● TASK STATEMENT: Write out, word for word, every line from the first one through the line that holds "65.4, 68.8, 70.9]", and nothing else; skip the pictures.

● GIVEN DATA:

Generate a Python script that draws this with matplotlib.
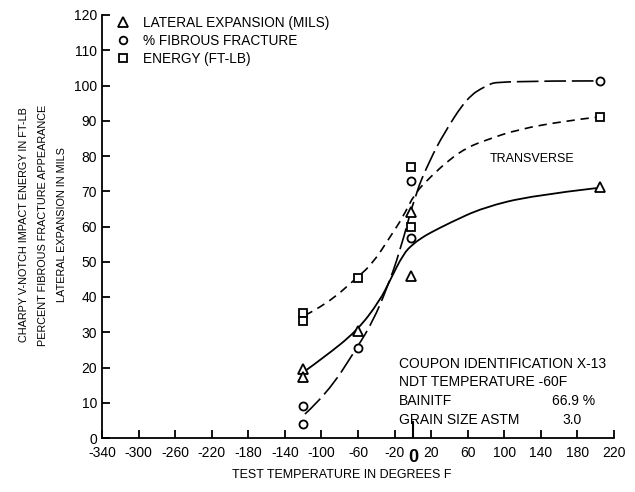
import matplotlib
matplotlib.use("Agg")
import matplotlib.pyplot as plt
from matplotlib.path import Path
from matplotlib.patches import PathPatch
from matplotlib.ticker import FixedLocator
import matplotlib.transforms as mtransforms

plt.rcParams['font.family'] = ['Liberation Sans', 'DejaVu Sans']
plt.rcParams['axes.unicode_minus'] = False

# ---- measured points ----
energy_x = [-120, -120, -60, -2, -2, 205]
energy_y = [35.5, 33.3, 45.5, 76.8, 60.0, 91.0]
fibrous_x = [-120, -120, -60, -2, -2, 205]
fibrous_y = [9.1, 4.1, 25.6, 73.0, 56.8, 101.3]
lateral_x = [-120, -120, -60, -2, -2, 205]
lateral_y = [19.6, 17.2, 30.4, 64.0, 46.0, 71.2]

# ---- hand-drawn fit curves ----
energy_curve_x = [-118, -94, -61, -44, -25, -11, 2, 19, 40, 60, 80, 114, 168, 201]
energy_curve_y = [34.8, 38.0, 45.5, 49.5, 57.0, 62.6, 69.4, 74.0, 79.0, 82.5, 84.5, 87.5, 90.0, 91.0]
fibrous_curve_x = [-118, -94, -61, -44, -29, -14, 3, 19, 33, 59, 80, 95, 201]
fibrous_curve_y = [6.8, 12.5, 25.6, 33.0, 42.0, 53.0, 69.5, 79.0, 86.0, 96.5, 100.0, 101.3, 101.3]
lateral_curve_x = [-118, -98, -61, -36, -25, -10.5, 0, 11, 19, 40, 77, 131, 201]
lateral_curve_y = [19.0, 22.7, 30.4, 39.0, 44.7, 52.2, 55.0, 57.0, 58.2, 61.0, 65.4, 68.8, 70.9]

xticks = [-340, -300, -260, -220, -180, -140, -100, -60, -20, 20, 60, 100, 140, 180, 220]
yticks = [0, 10, 20, 30, 40, 50, 60, 70, 80, 90, 100, 110, 120]

legend_labels = ["LATERAL EXPANSION (MILS)", "% FIBROUS FRACTURE", "ENERGY (FT-LB)"]
ylabel_lines = ["CHARPY V-NOTCH IMPACT ENERGY IN FT-LB",
                "PERCENT FIBROUS FRACTURE APPEARANCE",
                "LATERAL EXPANSION IN MILS"]
info_lines = ["COUPON IDENTIFICATION X-13", "NDT TEMPERATURE -60F", "BAINITF", "GRAIN SIZE ASTM"]
info_values = ["", "", "66.9 %", "3.0"]

fig = plt.figure(figsize=(6.35, 4.92), dpi=100)
ax = fig.add_axes([102/635, 1 - 438/492, (614-102)/635, (438-15)/492])
ax.set_xlim(-340, 220)
ax.set_ylim(0, 120)
for s in ['top', 'right']:
    ax.spines[s].set_visible(False)
for s in ['left', 'bottom']:
    ax.spines[s].set_linewidth(1.3)


def smooth_path(xs, ys):
    pts = list(zip(xs, ys))
    verts = [pts[0]]
    codes = [Path.MOVETO]
    for i in range(1, len(pts) - 1):
        mid = ((pts[i][0] + pts[i+1][0]) / 2, (pts[i][1] + pts[i+1][1]) / 2)
        if i == len(pts) - 2:
            mid = pts[i+1]
        verts += [pts[i], mid]
        codes += [Path.CURVE3, Path.CURVE3]
    return Path(verts, codes)


ax.add_patch(PathPatch(smooth_path(energy_curve_x, energy_curve_y), fill=False,
                       lw=1.2, ls=(0, (5, 3.5)), ec='black'))
ax.add_patch(PathPatch(smooth_path(fibrous_curve_x, fibrous_curve_y), fill=False,
                       lw=1.2, ls=(0, (13, 3.5)), ec='black'))
ax.add_patch(PathPatch(smooth_path(lateral_curve_x, lateral_curve_y), fill=False,
                       lw=1.3, ls='-', ec='black'))

mk = dict(ls='none', mfc='white', mec='black', mew=1.3, clip_on=False, zorder=5)
ax.plot(lateral_x, lateral_y, marker='^', ms=7.5, **mk)
ax.plot(fibrous_x, fibrous_y, marker='o', ms=5.8, **mk)
ax.plot(energy_x, energy_y, marker='s', ms=5.6, **mk)

# ticks
ax.set_xticks(xticks)
ax.set_xticklabels([str(t) for t in xticks])
ax.set_yticks(yticks)
ax.xaxis.set_minor_locator(FixedLocator([0]))
ax.tick_params(axis='both', which='major', direction='in', length=6, width=1.3,
               labelsize=10, color='black')
ax.tick_params(axis='x', which='major', pad=5.5)
ax.tick_params(axis='y', which='major', pad=3.5)
ax.tick_params(axis='x', which='minor', direction='in', length=12, width=1.5)
trans = mtransforms.blended_transform_factory(ax.transData, ax.transAxes)
ax.text(0, -(462 - 438) / 423, "0", transform=trans, ha='center', va='baseline',
        fontsize=13, fontweight='bold')

# axis labels
fig.text(342/635, 1 - 478/492, "TEST TEMPERATURE IN DEGREES F", ha='center', va='baseline',
         fontsize=9)
for xpx, line in zip([24, 43, 62], ylabel_lines):
    fig.text(xpx/635, 1 - 225/492, line, rotation=90, ha='center', va='center', fontsize=7.8)

# legend
leg_markers = ['^', 'o', 's']
leg_ms = [7, 5.5, 5.2]
leg_y = [116.6, 111.4, 106.3]
for m, ms, yy, lab in zip(leg_markers, leg_ms, leg_y, legend_labels):
    ax.plot([-317], [yy + 1.5], marker=m, ls='none', mfc='white', mec='black', mew=1.3,
            ms=ms, clip_on=False)
    ax.text(-295, yy, lab, ha='left', va='baseline', fontsize=9.8)

ax.text(84.4, 78.2, "TRANSVERSE", ha='left', va='baseline', fontsize=9)

info_y = [19.9, 14.8, 9.4, 4.0]
for yy, lab in zip(info_y, info_lines):
    ax.text(-15, yy, lab, ha='left', va='baseline', fontsize=10)
for yy, val, xv in zip(info_y, info_values, [0, 0, 199, 174.6]):
    if val:
        ax.text(xv, yy, val, ha='right' if xv == 199 else 'center', va='baseline',
                fontsize=10)

fig.savefig("out.png", dpi=100, facecolor='white')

● TASK RESPONSE:
Generate a Python script that draws this with matplotlib.
import matplotlib
matplotlib.use("Agg")
import matplotlib.pyplot as plt
from matplotlib.path import Path
from matplotlib.patches import PathPatch
from matplotlib.ticker import FixedLocator
import matplotlib.transforms as mtransforms

plt.rcParams['font.family'] = ['Liberation Sans', 'DejaVu Sans']
plt.rcParams['axes.unicode_minus'] = False

# ---- measured points ----
energy_x = [-120, -120, -60, -2, -2, 205]
energy_y = [35.5, 33.3, 45.5, 76.8, 60.0, 91.0]
fibrous_x = [-120, -120, -60, -2, -2, 205]
fibrous_y = [9.1, 4.1, 25.6, 73.0, 56.8, 101.3]
lateral_x = [-120, -120, -60, -2, -2, 205]
lateral_y = [19.6, 17.2, 30.4, 64.0, 46.0, 71.2]

# ---- hand-drawn fit curves ----
energy_curve_x = [-118, -94, -61, -44, -25, -11, 2, 19, 40, 60, 80, 114, 168, 201]
energy_curve_y = [34.8, 38.0, 45.5, 49.5, 57.0, 62.6, 69.4, 74.0, 79.0, 82.5, 84.5, 87.5, 90.0, 91.0]
fibrous_curve_x = [-118, -94, -61, -44, -29, -14, 3, 19, 33, 59, 80, 95, 201]
fibrous_curve_y = [6.8, 12.5, 25.6, 33.0, 42.0, 53.0, 69.5, 79.0, 86.0, 96.5, 100.0, 101.3, 101.3]
lateral_curve_x = [-118, -98, -61, -36, -25, -10.5, 0, 11, 19, 40, 77, 131, 201]
lateral_curve_y = [19.0, 22.7, 30.4, 39.0, 44.7, 52.2, 55.0, 57.0, 58.2, 61.0, 65.4, 68.8, 70.9]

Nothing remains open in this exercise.